**Instruction**: Drop the pictures, then extract the listing word for word.

**Collected material**:
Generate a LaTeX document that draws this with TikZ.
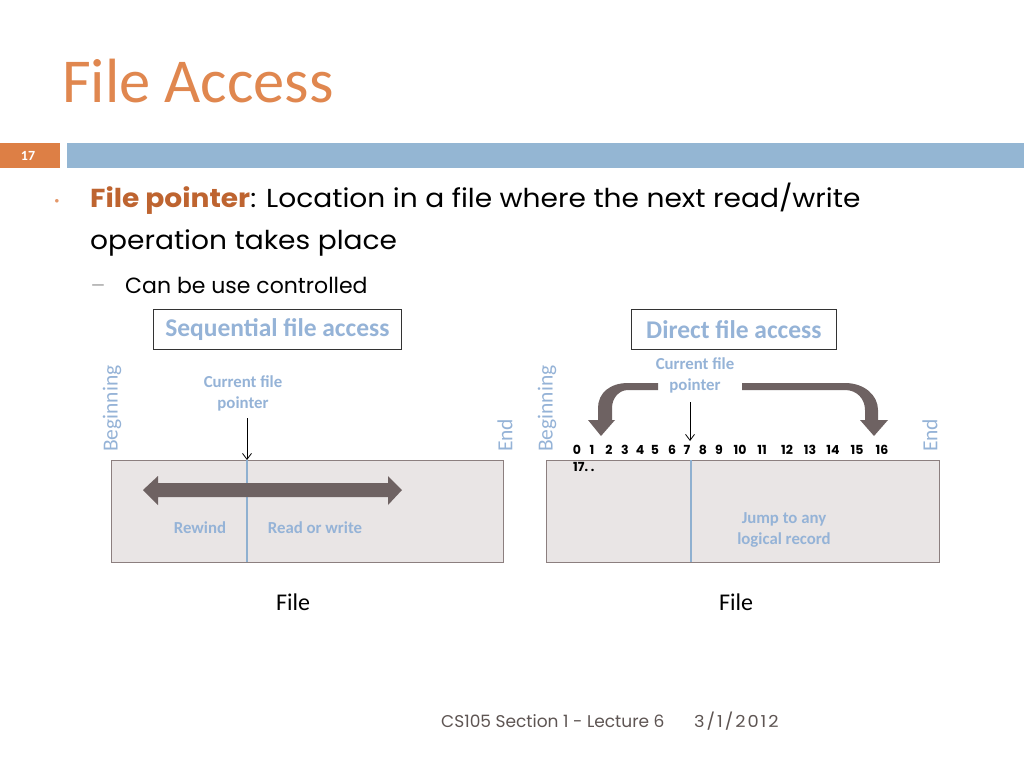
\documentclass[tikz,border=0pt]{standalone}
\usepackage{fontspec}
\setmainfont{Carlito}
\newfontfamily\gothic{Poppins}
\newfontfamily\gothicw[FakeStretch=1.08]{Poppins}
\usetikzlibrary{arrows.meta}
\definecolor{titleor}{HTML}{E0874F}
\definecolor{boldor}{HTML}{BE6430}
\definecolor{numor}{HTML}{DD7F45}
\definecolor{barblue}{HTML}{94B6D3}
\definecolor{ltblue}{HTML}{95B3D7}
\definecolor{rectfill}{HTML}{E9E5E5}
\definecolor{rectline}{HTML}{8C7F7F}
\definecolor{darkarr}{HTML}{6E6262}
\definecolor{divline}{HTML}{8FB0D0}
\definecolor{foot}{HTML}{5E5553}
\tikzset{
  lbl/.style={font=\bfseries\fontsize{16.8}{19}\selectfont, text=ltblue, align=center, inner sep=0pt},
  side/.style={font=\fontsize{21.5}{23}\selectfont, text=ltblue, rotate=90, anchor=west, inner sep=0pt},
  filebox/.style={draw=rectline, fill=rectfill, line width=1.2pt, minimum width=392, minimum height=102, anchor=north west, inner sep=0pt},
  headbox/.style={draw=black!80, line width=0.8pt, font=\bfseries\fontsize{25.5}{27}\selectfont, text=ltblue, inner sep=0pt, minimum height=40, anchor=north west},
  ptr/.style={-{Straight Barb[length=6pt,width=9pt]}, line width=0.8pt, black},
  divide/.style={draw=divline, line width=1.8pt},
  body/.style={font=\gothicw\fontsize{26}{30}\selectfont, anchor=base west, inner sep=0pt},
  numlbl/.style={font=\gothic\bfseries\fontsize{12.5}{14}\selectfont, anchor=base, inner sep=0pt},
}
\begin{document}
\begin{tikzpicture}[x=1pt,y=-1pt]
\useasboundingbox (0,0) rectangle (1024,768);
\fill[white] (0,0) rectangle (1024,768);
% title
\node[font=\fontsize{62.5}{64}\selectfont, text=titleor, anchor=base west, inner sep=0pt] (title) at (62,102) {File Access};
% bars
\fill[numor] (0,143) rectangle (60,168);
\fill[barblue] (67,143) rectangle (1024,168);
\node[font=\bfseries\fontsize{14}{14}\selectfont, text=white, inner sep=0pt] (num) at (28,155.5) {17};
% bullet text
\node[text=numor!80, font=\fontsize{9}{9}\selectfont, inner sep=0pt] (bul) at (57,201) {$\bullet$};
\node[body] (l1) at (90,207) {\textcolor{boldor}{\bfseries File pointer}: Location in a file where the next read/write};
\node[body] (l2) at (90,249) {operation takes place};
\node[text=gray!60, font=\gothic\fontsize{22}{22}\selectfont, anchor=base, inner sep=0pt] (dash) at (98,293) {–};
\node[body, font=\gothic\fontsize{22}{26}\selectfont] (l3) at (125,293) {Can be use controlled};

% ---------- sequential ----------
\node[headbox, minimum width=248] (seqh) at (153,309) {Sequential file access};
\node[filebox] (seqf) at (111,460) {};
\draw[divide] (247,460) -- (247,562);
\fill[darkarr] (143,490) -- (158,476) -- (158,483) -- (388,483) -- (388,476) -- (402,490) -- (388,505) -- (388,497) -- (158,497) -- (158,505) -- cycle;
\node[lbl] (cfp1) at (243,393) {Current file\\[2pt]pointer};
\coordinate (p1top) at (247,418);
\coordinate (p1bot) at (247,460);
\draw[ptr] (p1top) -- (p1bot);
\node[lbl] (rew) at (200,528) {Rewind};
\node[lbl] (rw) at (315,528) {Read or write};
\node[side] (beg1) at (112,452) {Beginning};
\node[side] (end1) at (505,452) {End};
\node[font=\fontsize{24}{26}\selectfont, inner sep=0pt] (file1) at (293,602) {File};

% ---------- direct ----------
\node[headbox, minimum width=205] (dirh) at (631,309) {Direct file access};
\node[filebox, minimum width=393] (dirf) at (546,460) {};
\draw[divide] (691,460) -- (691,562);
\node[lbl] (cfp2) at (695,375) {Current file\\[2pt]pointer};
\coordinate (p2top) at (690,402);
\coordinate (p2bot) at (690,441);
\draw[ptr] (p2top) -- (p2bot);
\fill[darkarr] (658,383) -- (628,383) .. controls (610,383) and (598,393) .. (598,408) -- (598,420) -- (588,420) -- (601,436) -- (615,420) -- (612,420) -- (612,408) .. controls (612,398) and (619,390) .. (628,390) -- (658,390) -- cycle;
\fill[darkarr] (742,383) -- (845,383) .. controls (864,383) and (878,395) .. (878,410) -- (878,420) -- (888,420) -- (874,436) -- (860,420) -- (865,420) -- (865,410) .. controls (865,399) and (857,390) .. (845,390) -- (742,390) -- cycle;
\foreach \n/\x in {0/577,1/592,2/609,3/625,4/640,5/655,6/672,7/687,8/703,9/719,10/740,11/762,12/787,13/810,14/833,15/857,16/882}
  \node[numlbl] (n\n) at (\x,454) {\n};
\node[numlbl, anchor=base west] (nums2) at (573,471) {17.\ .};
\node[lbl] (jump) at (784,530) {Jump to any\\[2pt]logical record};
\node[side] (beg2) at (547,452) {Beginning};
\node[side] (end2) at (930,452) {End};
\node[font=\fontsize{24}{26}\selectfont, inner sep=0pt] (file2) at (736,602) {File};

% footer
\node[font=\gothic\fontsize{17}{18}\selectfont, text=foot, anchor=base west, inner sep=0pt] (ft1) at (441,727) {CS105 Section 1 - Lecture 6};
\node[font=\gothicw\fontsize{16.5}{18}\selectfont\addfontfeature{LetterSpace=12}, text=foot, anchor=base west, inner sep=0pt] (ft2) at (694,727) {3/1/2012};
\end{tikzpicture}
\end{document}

**Expected output**:
Generate a LaTeX document that draws this with TikZ.
\documentclass[tikz,border=0pt]{standalone}
\usepackage{fontspec}
\setmainfont{Carlito}
\newfontfamily\gothic{Poppins}
\newfontfamily\gothicw[FakeStretch=1.08]{Poppins}
\usetikzlibrary{arrows.meta}
\definecolor{titleor}{HTML}{E0874F}
\definecolor{boldor}{HTML}{BE6430}
\definecolor{numor}{HTML}{DD7F45}
\definecolor{barblue}{HTML}{94B6D3}
\definecolor{ltblue}{HTML}{95B3D7}
\definecolor{rectfill}{HTML}{E9E5E5}
\definecolor{rectline}{HTML}{8C7F7F}
\definecolor{darkarr}{HTML}{6E6262}
\definecolor{divline}{HTML}{8FB0D0}
\definecolor{foot}{HTML}{5E5553}
\tikzset{
  lbl/.style={font=\bfseries\fontsize{16.8}{19}\selectfont, text=ltblue, align=center, inner sep=0pt},
  side/.style={font=\fontsize{21.5}{23}\selectfont, text=ltblue, rotate=90, anchor=west, inner sep=0pt},
  filebox/.style={draw=rectline, fill=rectfill, line width=1.2pt, minimum width=392, minimum height=102, anchor=north west, inner sep=0pt},
  headbox/.style={draw=black!80, line width=0.8pt, font=\bfseries\fontsize{25.5}{27}\selectfont, text=ltblue, inner sep=0pt, minimum height=40, anchor=north west},
  ptr/.style={-{Straight Barb[length=6pt,width=9pt]}, line width=0.8pt, black},
  divide/.style={draw=divline, line width=1.8pt},
  body/.style={font=\gothicw\fontsize{26}{30}\selectfont, anchor=base west, inner sep=0pt},
  numlbl/.style={font=\gothic\bfseries\fontsize{12.5}{14}\selectfont, anchor=base, inner sep=0pt},
}
\begin{document}
\begin{tikzpicture}[x=1pt,y=-1pt]
\useasboundingbox (0,0) rectangle (1024,768);
\fill[white] (0,0) rectangle (1024,768);
% title
\node[font=\fontsize{62.5}{64}\selectfont, text=titleor, anchor=base west, inner sep=0pt] (title) at (62,102) {File Access};
% bars
\fill[numor] (0,143) rectangle (60,168);
\fill[barblue] (67,143) rectangle (1024,168);
\node[font=\bfseries\fontsize{14}{14}\selectfont, text=white, inner sep=0pt] (num) at (28,155.5) {17};
% bullet text
\node[text=numor!80, font=\fontsize{9}{9}\selectfont, inner sep=0pt] (bul) at (57,201) {$\bullet$};
\node[body] (l1) at (90,207) {\textcolor{boldor}{\bfseries File pointer}: Location in a file where the next read/write};
\node[body] (l2) at (90,249) {operation takes place};
\node[text=gray!60, font=\gothic\fontsize{22}{22}\selectfont, anchor=base, inner sep=0pt] (dash) at (98,293) {–};
\node[body, font=\gothic\fontsize{22}{26}\selectfont] (l3) at (125,293) {Can be use controlled};

% ---------- sequential ----------
\node[headbox, minimum width=248] (seqh) at (153,309) {Sequential file access};
\node[filebox] (seqf) at (111,460) {};
\draw[divide] (247,460) -- (247,562);
\fill[darkarr] (143,490) -- (158,476) -- (158,483) -- (388,483) -- (388,476) -- (402,490) -- (388,505) -- (388,497) -- (158,497) -- (158,505) -- cycle;
\node[lbl] (cfp1) at (243,393) {Current file\\[2pt]pointer};
\coordinate (p1top) at (247,418);
\coordinate (p1bot) at (247,460);
\draw[ptr] (p1top) -- (p1bot);
\node[lbl] (rew) at (200,528) {Rewind};
\node[lbl] (rw) at (315,528) {Read or write};
\node[side] (beg1) at (112,452) {Beginning};
\node[side] (end1) at (505,452) {End};
\node[font=\fontsize{24}{26}\selectfont, inner sep=0pt] (file1) at (293,602) {File};

% ---------- direct ----------
\node[headbox, minimum width=205] (dirh) at (631,309) {Direct file access};
\node[filebox, minimum width=393] (dirf) at (546,460) {};
\draw[divide] (691,460) -- (691,562);
\node[lbl] (cfp2) at (695,375) {Current file\\[2pt]pointer};
\coordinate (p2top) at (690,402);
\coordinate (p2bot) at (690,441);
\draw[ptr] (p2top) -- (p2bot);
\fill[darkarr] (658,383) -- (628,383) .. controls (610,383) and (598,393) .. (598,408) -- (598,420) -- (588,420) -- (601,436) -- (615,420) -- (612,420) -- (612,408) .. controls (612,398) and (619,390) .. (628,390) -- (658,390) -- cycle;
\fill[darkarr] (742,383) -- (845,383) .. controls (864,383) and (878,395) .. (878,410) -- (878,420) -- (888,420) -- (874,436) -- (860,420) -- (865,420) -- (865,410) .. controls (865,399) and (857,390) .. (845,390) -- (742,390) -- cycle;
\foreach \n/\x in {0/577,1/592,2/609,3/625,4/640,5/655,6/672,7/687,8/703,9/719,10/740,11/762,12/787,13/810,14/833,15/857,16/882}
  \node[numlbl] (n\n) at (\x,454) {\n};
\node[numlbl, anchor=base west] (nums2) at (573,471) {17.\ .};
\node[lbl] (jump) at (784,530) {Jump to any\\[2pt]logical record};
\node[side] (beg2) at (547,452) {Beginning};
\node[side] (end2) at (930,452) {End};
\node[font=\fontsize{24}{26}\selectfont, inner sep=0pt] (file2) at (736,602) {File};

% footer
\node[font=\gothic\fontsize{17}{18}\selectfont, text=foot, anchor=base west, inner sep=0pt] (ft1) at (441,727) {CS105 Section 1 - Lecture 6};
\node[font=\gothicw\fontsize{16.5}{18}\selectfont\addfontfeature{LetterSpace=12}, text=foot, anchor=base west, inner sep=0pt] (ft2) at (694,727) {3/1/2012};
\end{tikzpicture}
\end{document}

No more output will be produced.